Begin with the first line of the material and copy each line word for word through the line that contains "FRAME_BOTTOM = 552"; the pictures are left out.

GIVEN MATERIAL ▸
■ ■ ■
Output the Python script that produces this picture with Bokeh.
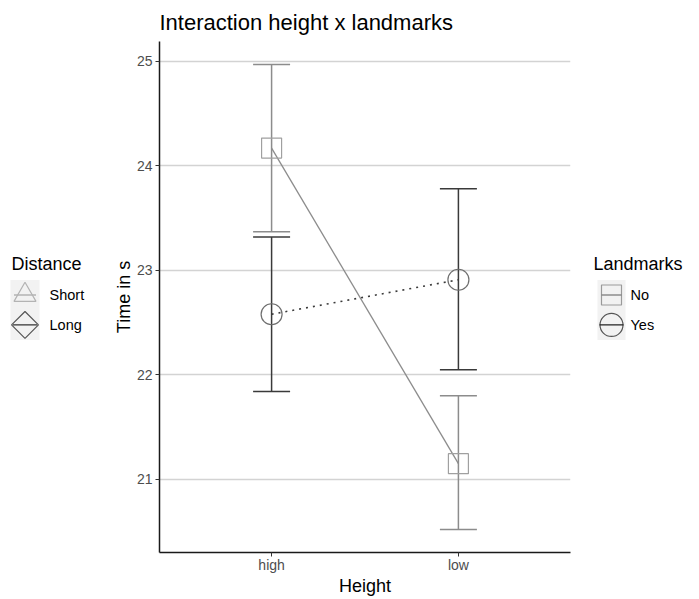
import numpy as np
from bokeh.plotting import figure
from bokeh.models import ColumnDataSource, Range1d, FixedTicker, Whisker, TeeHead
from bokeh.layouts import row
from bokeh.embed import file_html
from bokeh.resources import INLINE
from bokeh.core.properties import value

# ---------------- data ----------------
heights = ["high", "low"]
height_pos = [1, 2]
no_mean = [24.17, 21.15]
no_lower = [23.37, 20.52]
no_upper = [24.97, 21.80]
yes_mean = [22.58, 22.91]
yes_lower = [21.84, 22.05]
yes_upper = [23.32, 23.78]
y_ticks = [21, 22, 23, 24, 25]
distance_labels = ["Short", "Long"]
landmark_labels = ["No", "Yes"]

# ---------------- style ----------------
FONT = "Liberation Sans"
NO_COL = "#8c8c8c"
YES_COL = "#3a3a3a"
NO_PT = "#a0a0a0"
YES_PT = "#6e6e6e"
H = 599
FRAME_TOP = 40
FRAME_BOTTOM = 552

p = figure(width=468, height=H, x_range=Range1d(0.4, 2.6), y_range=Range1d(20.30, 25.19),
           output_backend="svg", toolbar_location=None,
           min_border_left=49, min_border_right=8, min_border_top=FRAME_TOP,
           min_border_bottom=H - FRAME_BOTTOM,
           title="Interaction height x landmarks")
p.title.text_font = FONT
p.title.text_font_size = "22px"
p.title.text_font_style = "normal"
p.title.text_color = "black"
p.title.align = "left"
p.title.standoff = 14

p.outline_line_color = None
p.xgrid.grid_line_color = None
p.ygrid.grid_line_color = "#d3d3d3"
p.ygrid.grid_line_width = 1.3

p.yaxis.ticker = FixedTicker(ticks=y_ticks)
p.xaxis.ticker = FixedTicker(ticks=height_pos)
p.xaxis.major_label_overrides = dict(zip(height_pos, heights))
p.xaxis.axis_label = "Height"
p.yaxis.axis_label = "Time in s"
for ax in (p.xaxis[0], p.yaxis[0]):
    ax.axis_line_color = "#1a1a1a"
    ax.axis_line_width = 1.5
    ax.major_tick_line_color = "#333333"
    ax.major_tick_out = 4
    ax.major_tick_in = 0
    ax.minor_tick_line_color = None
    ax.major_label_text_font = FONT
    ax.major_label_text_font_size = "14px"
    ax.major_label_text_color = "#4d4d4d"
    ax.axis_label_text_font = FONT
    ax.axis_label_text_font_size = "18px"
    ax.axis_label_text_font_style = "normal"
    ax.axis_label_text_color = "black"
p.xaxis.major_label_standoff = 0
p.xaxis.axis_label_standoff = 0
p.yaxis.major_label_standoff = 3
p.yaxis.axis_label_standoff = 0

src_no = ColumnDataSource(dict(x=height_pos, mean=no_mean, lower=no_lower, upper=no_upper))
src_yes = ColumnDataSource(dict(x=height_pos, mean=yes_mean, lower=yes_lower, upper=yes_upper))

for src, col in ((src_yes, YES_COL), (src_no, NO_COL)):
    p.add_layout(Whisker(base="x", lower="lower", upper="upper", source=src,
                         line_color=col, line_width=1.5,
                         upper_head=TeeHead(size=37, line_color=col, line_width=1.5),
                         lower_head=TeeHead(size=37, line_color=col, line_width=1.5)))

p.line("x", "mean", source=src_yes, line_color=YES_COL, line_width=1.6, line_dash="2 5")
p.line("x", "mean", source=src_no, line_color=NO_COL, line_width=1.3)
p.scatter("x", "mean", source=src_no, marker="square", size=20, fill_color=None,
          line_color=NO_PT, line_width=1.2)
p.scatter("x", "mean", source=src_yes, marker="circle", size=21, fill_color=None,
          line_color=YES_PT, line_width=1.2)


# ---------------- legends (separate panels, y in page pixels) ----------------
def legend_fig(width):
    f = figure(width=width, height=H, x_range=Range1d(0, width),
               y_range=Range1d(FRAME_BOTTOM, FRAME_TOP),
               output_backend="svg", toolbar_location=None, min_border=0,
               min_border_top=FRAME_TOP, min_border_bottom=H - FRAME_BOTTOM,
               x_axis_location=None, y_axis_location=None, outline_line_color=None)
    f.xgrid.visible = False
    f.ygrid.visible = False
    return f


title_y = 263
key_y = [294, 324]

# Distance legend (left)
lf = legend_fig(110)
lcx = 24.5
lf.text(x=[11], y=[title_y], text=["Distance"], text_font=value(FONT), text_font_size="18px",
        text_baseline="middle", text_align="left", text_color="black")
lf.rect(x=[lcx, lcx], y=key_y, width=29, height=30, fill_color="#f2f2f2", line_color=None)
lf.scatter(x=[lcx], y=[key_y[0]], marker="triangle", size=22, fill_color=None,
           line_color="#b3b3b3", line_width=1.2)
lf.segment(x0=[lcx - 11], x1=[lcx + 11], y0=[key_y[0]], y1=[key_y[0]],
           line_color="#b3b3b3", line_width=1.3)
lf.scatter(x=[lcx], y=[key_y[1]], marker="square", angle=np.pi / 4, size=19, fill_color=None,
           line_color="#555555", line_width=1.2)
lf.segment(x0=[lcx - 12], x1=[lcx + 12], y0=[key_y[1]], y1=[key_y[1]],
           line_color="#333333", line_width=1.3)
lf.text(x=[49, 49], y=key_y, text=distance_labels, text_font=value(FONT), text_font_size="14.5px",
        text_baseline="middle", text_align="left", text_color="black")

# Landmarks legend (right)
rf = legend_fig(121)
rcx = 33
rf.text(x=[15], y=[title_y], text=["Landmarks"], text_font=value(FONT), text_font_size="18px",
        text_baseline="middle", text_align="left", text_color="black")
rf.rect(x=[rcx, rcx], y=key_y, width=28, height=30, fill_color="#f2f2f2", line_color=None)
rf.scatter(x=[rcx], y=[key_y[0]], marker="square", size=20, fill_color=None,
           line_color="#9a9a9a", line_width=1.2)
rf.segment(x0=[rcx - 10.5], x1=[rcx + 10.5], y0=[key_y[0]], y1=[key_y[0]],
           line_color="#8c8c8c", line_width=1.3)
rf.scatter(x=[rcx], y=[key_y[1]], marker="circle", size=23, fill_color=None,
           line_color="#555555", line_width=1.2)
rf.segment(x0=[rcx - 12], x1=[rcx + 12], y0=[key_y[1]], y1=[key_y[1]],
           line_color="#222222", line_width=1.3)
rf.text(x=[52, 52], y=key_y, text=landmark_labels, text_font=value(FONT), text_font_size="14.5px",
        text_baseline="middle", text_align="left", text_color="black")

layout = row(lf, p, rf)
open("out.html", "w").write(file_html(layout, INLINE))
■ ■ ■
SOLUTION FOR THIS EXERCISE ▸
Output the Python script that produces this picture with Bokeh.
import numpy as np
from bokeh.plotting import figure
from bokeh.models import ColumnDataSource, Range1d, FixedTicker, Whisker, TeeHead
from bokeh.layouts import row
from bokeh.embed import file_html
from bokeh.resources import INLINE
from bokeh.core.properties import value

# ---------------- data ----------------
heights = ["high", "low"]
height_pos = [1, 2]
no_mean = [24.17, 21.15]
no_lower = [23.37, 20.52]
no_upper = [24.97, 21.80]
yes_mean = [22.58, 22.91]
yes_lower = [21.84, 22.05]
yes_upper = [23.32, 23.78]
y_ticks = [21, 22, 23, 24, 25]
distance_labels = ["Short", "Long"]
landmark_labels = ["No", "Yes"]

# ---------------- style ----------------
FONT = "Liberation Sans"
NO_COL = "#8c8c8c"
YES_COL = "#3a3a3a"
NO_PT = "#a0a0a0"
YES_PT = "#6e6e6e"
H = 599
FRAME_TOP = 40
FRAME_BOTTOM = 552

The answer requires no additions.